- [Raw records]:
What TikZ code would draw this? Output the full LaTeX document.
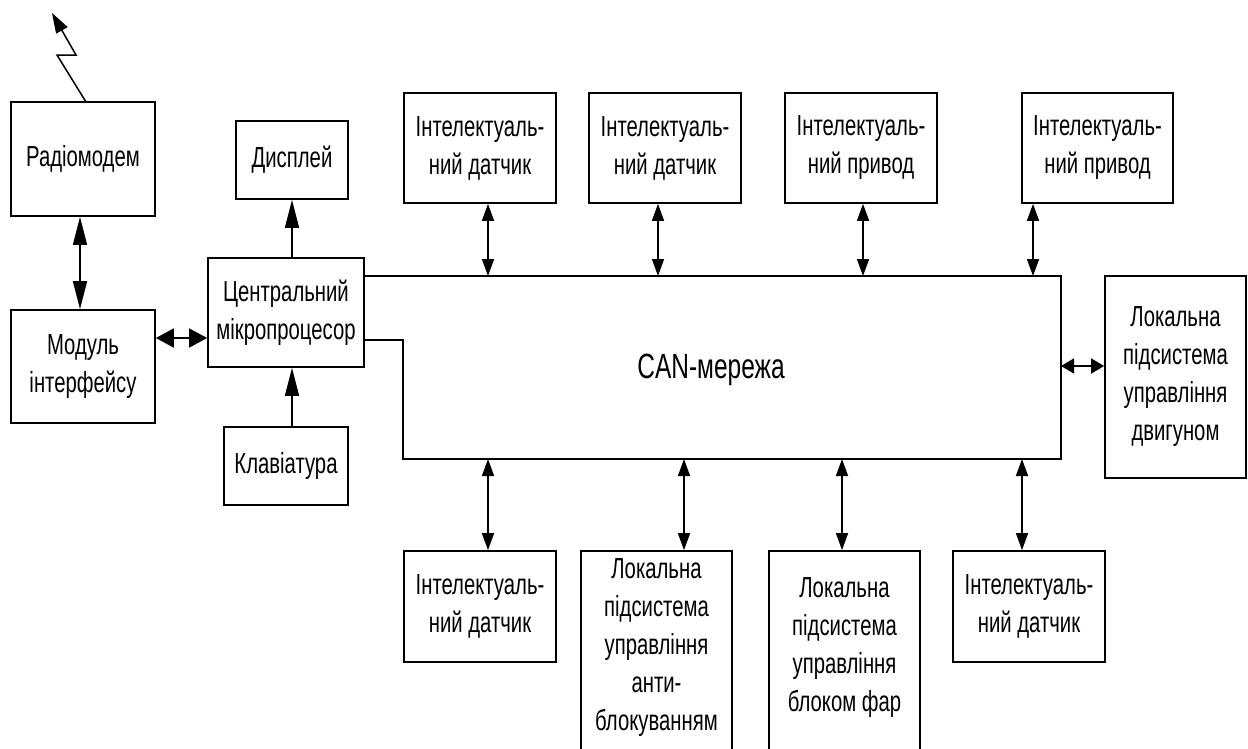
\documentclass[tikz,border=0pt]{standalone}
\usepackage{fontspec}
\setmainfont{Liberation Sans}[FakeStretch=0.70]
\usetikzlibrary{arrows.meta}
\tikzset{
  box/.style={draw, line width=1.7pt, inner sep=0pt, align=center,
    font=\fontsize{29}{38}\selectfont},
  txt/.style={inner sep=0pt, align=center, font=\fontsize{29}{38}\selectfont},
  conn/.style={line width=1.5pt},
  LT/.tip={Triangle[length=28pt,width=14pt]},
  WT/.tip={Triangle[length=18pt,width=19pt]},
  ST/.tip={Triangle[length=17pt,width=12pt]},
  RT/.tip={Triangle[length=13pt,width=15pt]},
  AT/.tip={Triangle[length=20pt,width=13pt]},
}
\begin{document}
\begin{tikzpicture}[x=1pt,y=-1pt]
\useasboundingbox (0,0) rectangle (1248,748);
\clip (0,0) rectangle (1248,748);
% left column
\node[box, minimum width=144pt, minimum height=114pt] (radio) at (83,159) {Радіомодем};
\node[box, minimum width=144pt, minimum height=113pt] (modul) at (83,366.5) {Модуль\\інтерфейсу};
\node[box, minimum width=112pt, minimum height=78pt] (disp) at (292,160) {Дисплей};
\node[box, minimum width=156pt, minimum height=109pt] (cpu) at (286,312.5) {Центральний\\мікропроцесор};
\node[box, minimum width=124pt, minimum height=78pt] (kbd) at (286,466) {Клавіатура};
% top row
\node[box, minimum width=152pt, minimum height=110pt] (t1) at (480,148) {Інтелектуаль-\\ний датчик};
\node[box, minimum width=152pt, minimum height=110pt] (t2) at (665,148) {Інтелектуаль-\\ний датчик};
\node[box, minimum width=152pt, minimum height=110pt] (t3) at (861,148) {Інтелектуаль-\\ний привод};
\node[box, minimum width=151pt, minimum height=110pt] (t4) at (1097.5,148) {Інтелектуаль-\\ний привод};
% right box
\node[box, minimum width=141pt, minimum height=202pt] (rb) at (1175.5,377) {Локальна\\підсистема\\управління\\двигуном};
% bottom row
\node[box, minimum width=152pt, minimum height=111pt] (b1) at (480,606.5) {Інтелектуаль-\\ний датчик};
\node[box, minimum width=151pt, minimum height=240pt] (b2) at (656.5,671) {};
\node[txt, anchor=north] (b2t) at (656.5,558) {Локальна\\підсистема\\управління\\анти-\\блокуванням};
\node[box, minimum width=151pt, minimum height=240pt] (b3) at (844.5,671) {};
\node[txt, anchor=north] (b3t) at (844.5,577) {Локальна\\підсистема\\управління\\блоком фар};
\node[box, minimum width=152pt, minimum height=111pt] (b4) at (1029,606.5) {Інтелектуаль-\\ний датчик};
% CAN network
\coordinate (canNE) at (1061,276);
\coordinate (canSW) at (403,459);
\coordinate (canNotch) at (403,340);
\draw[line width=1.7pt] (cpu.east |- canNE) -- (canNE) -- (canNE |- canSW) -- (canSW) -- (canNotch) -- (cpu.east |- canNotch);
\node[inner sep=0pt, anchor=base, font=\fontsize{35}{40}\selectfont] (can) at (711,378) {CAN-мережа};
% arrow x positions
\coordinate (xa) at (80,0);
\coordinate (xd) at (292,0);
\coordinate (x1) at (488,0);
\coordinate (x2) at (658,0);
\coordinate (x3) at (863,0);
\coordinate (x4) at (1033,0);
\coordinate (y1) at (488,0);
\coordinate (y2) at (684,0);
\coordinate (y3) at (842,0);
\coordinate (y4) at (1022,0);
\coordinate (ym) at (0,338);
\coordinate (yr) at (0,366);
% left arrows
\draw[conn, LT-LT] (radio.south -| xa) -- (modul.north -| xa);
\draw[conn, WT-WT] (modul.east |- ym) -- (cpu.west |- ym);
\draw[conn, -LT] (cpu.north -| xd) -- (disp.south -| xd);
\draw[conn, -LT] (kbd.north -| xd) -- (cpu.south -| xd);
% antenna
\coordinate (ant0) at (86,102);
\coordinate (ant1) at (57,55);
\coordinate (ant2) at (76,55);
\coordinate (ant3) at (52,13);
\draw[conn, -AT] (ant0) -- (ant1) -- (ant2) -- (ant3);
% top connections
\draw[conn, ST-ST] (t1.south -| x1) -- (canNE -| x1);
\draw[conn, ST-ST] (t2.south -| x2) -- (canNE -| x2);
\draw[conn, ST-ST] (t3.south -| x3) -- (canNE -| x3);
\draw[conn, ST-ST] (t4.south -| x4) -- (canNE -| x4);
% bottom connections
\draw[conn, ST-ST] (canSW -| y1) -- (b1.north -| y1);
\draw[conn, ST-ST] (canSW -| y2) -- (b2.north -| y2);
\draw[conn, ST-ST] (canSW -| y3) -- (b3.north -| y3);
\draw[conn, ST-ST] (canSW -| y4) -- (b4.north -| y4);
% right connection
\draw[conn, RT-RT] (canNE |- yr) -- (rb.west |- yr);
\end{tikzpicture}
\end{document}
==
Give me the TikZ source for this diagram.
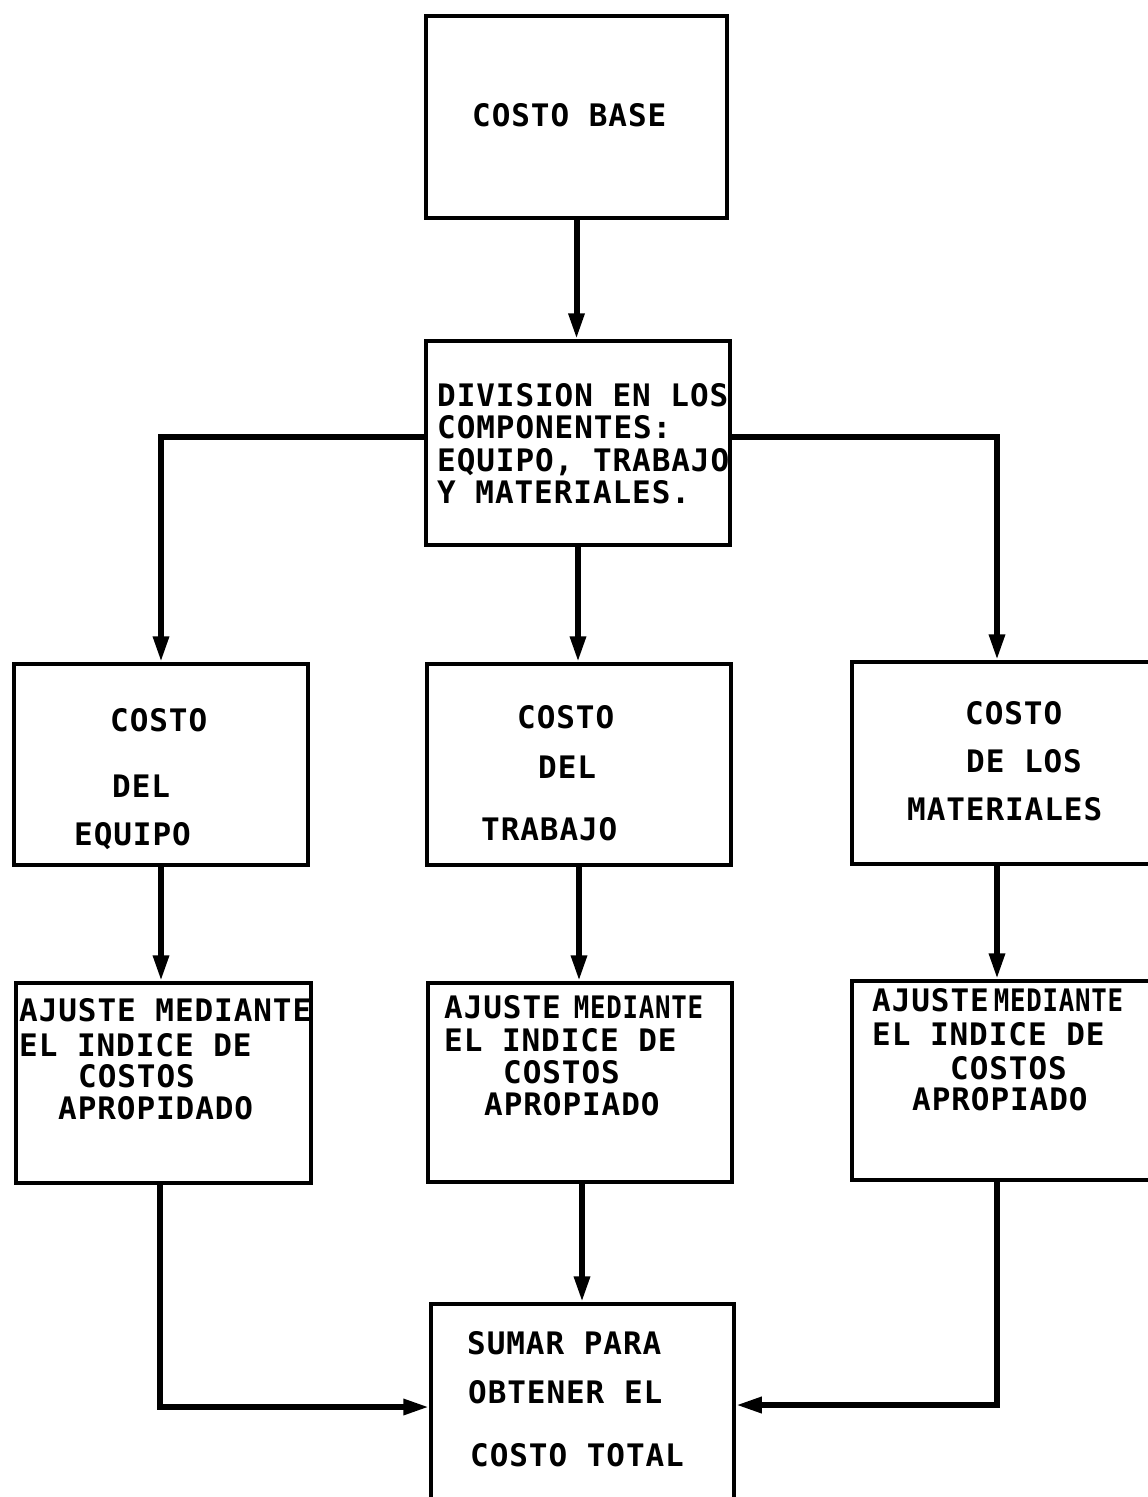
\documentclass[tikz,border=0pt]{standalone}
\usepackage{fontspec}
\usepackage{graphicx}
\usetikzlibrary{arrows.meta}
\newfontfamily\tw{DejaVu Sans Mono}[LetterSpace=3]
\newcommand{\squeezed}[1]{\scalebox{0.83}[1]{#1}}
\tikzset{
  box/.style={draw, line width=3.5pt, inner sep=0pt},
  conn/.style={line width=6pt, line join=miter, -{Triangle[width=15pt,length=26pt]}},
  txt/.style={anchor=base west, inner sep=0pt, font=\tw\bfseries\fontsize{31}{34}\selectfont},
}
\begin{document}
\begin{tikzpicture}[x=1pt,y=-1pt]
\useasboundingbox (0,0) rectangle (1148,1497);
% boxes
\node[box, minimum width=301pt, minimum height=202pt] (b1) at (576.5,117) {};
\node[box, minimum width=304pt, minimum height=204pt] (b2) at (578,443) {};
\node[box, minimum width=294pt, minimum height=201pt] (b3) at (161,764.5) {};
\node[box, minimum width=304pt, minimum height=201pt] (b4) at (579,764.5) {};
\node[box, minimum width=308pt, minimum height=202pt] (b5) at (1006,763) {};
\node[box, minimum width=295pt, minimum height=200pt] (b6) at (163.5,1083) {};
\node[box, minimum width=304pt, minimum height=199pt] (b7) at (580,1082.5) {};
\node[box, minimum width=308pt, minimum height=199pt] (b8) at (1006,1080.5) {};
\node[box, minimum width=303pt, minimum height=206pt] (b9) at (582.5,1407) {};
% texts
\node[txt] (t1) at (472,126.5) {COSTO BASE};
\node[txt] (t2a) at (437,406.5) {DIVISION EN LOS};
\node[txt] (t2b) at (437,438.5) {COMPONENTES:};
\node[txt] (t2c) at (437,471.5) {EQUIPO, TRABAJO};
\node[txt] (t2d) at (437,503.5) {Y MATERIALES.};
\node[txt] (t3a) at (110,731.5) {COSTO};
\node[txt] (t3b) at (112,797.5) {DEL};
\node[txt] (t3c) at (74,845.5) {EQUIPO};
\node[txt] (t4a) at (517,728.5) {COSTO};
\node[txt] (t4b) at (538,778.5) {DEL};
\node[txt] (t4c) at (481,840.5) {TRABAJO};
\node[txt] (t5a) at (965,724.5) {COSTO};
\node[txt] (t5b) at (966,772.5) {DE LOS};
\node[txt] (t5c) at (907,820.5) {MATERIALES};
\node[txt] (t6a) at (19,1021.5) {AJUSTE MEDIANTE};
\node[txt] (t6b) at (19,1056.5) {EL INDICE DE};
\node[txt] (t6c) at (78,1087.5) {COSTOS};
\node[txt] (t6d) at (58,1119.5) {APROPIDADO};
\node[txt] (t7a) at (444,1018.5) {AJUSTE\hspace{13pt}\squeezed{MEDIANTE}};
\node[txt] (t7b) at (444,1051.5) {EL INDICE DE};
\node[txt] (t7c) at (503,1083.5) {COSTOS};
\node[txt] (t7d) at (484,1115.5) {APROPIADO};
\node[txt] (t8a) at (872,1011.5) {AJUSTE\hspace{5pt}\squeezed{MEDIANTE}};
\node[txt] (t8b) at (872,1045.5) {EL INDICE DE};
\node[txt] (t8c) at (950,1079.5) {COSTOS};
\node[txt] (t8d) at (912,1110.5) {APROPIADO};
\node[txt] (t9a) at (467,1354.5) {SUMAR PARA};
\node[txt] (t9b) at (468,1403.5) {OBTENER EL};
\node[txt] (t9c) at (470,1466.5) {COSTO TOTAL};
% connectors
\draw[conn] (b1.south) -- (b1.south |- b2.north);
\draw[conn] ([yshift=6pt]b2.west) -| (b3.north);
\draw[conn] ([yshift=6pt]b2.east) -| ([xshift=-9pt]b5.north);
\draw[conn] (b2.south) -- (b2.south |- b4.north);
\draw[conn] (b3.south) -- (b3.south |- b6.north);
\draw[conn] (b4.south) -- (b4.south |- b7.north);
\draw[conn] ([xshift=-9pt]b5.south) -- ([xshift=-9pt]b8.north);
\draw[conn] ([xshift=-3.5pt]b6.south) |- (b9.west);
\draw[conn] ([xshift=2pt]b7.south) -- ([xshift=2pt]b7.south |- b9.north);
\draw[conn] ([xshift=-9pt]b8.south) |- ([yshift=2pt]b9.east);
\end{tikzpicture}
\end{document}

- [EXERCISE]:
Gather each line from the entries above that includes the word "this".

- [ANSWER TO THE PROBLEM]:
What TikZ code would draw this? Output the full LaTeX document.
Give me the TikZ source for this diagram.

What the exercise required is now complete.